Ciò significa imporre un obbligo di negoziazionenelle aziende, come chiede la Cfdt. A tal fine, diversi sindacati sono favorevoli a sanzioni per le aziende che non mantengono i dipendenti più anziani.

Da parte sua, l’esecutivo ha proposto di creare un indice senior per le aziende con più di 50 dipendenti. Le aziende che non lo pubblicano sarebbero soggette a una sanzione pecuniaria fino all’1% del loro monte salari. Ma secondo l’attuale bozza, la mancanza di progressi nell’occupazione dei senior non sarà sanzionata.
La proposta cosi formulata è dunque insufficiente  per i sindacati poichè dimostra che l’intenzione di questo indice è, soprattutto, quella di non fare nulla che possa vincolare i datori di lavoro.

La riforma delle pensioni

I deputati della commissione Affari Sociali dell’assemblea nazionale non sono riusciti a esaminare tutti gli articoli del progetto di legge, a causa del gran numero di emendamenti presentati, 7.000 in totale, di cui 6.000 provenienti dal partito della Noupes (Nouvelle Union populaire écologique et sociale). La riforma delle pensioni sarà quindi esaminata nell’emiciclo lunedì prossimo 6 febbraio nella sua versione iniziale. I dibattiti, che dureranno due settimane, si preannunciano particolarmente agitati, poiché l’esecutivo non è sicuro di ottenere una maggioranza su questo testo.

Continuano gli scioperi e le manifestazioni

Dopo i primi due giorni di scioperi, che in Francia, secondo il ministero dell’Interno, hanno riunito il 19 gennaio 1,2 milioni di manifestanti e il 31 1,27 milioni di persone, il gruppo intersindacale si sta preparando per la continuazione del movimento. Altre due nuove giornate di protesta sono già previste, per martedì 7 e sabato 11 febbraio.

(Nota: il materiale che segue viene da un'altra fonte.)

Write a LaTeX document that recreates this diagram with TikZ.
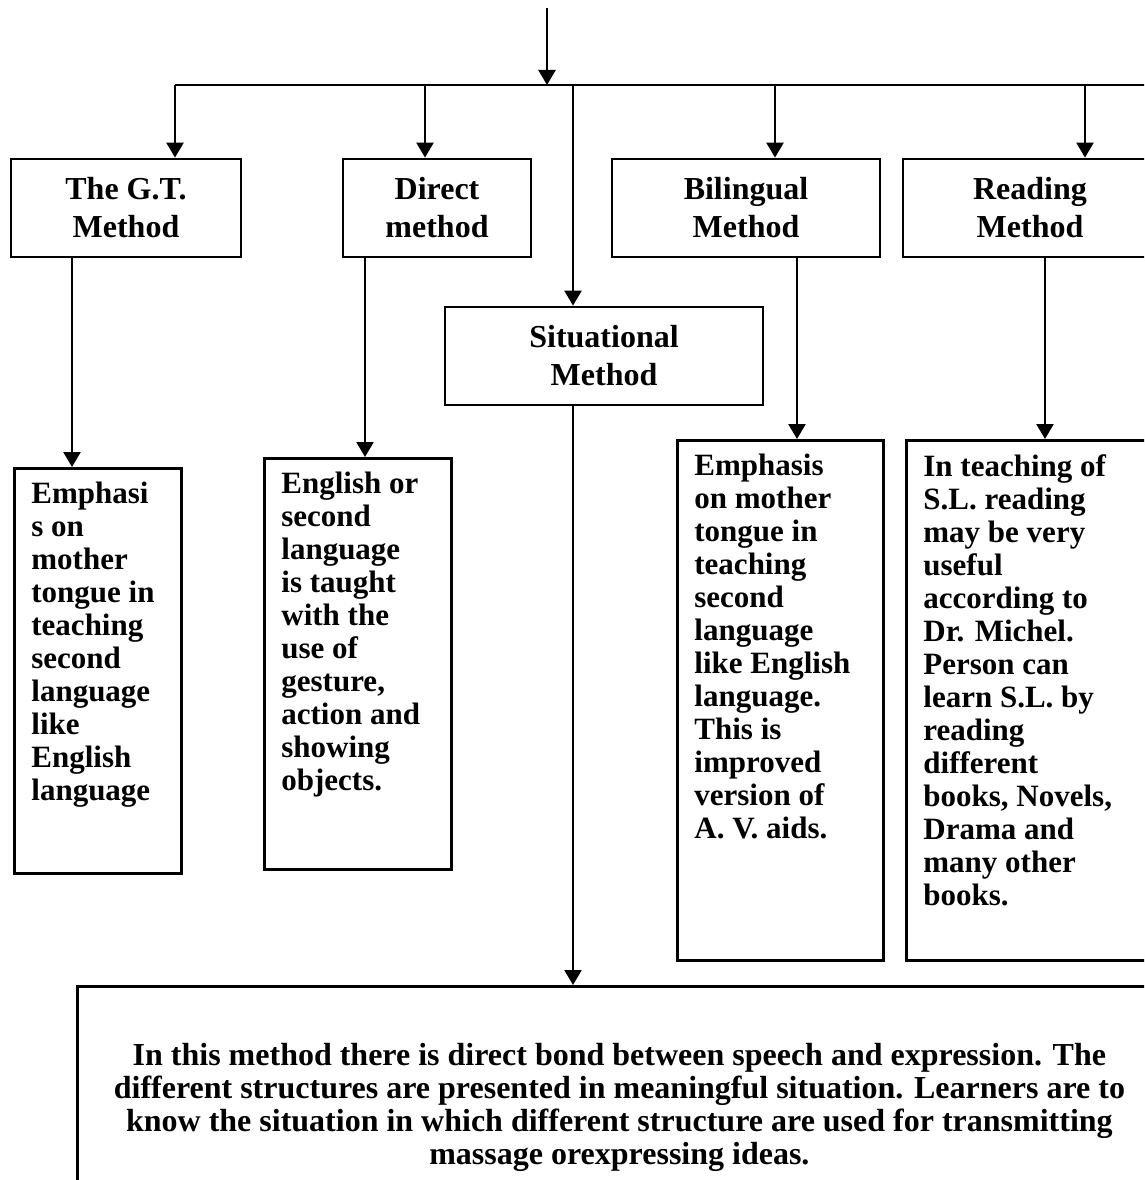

Ma ieri sera, venerdì 3 febbraio, il primo ministro Elisabeth Borne in un’intervista televisiva molto attesa su France 2 ha ribadito: «È essenziale realizzare una riforma per preservare il nostro sistema pensionistico a ripartizione». Anche se «chiedere ai francesi di lavorare progressivamente più a lungo non è facile».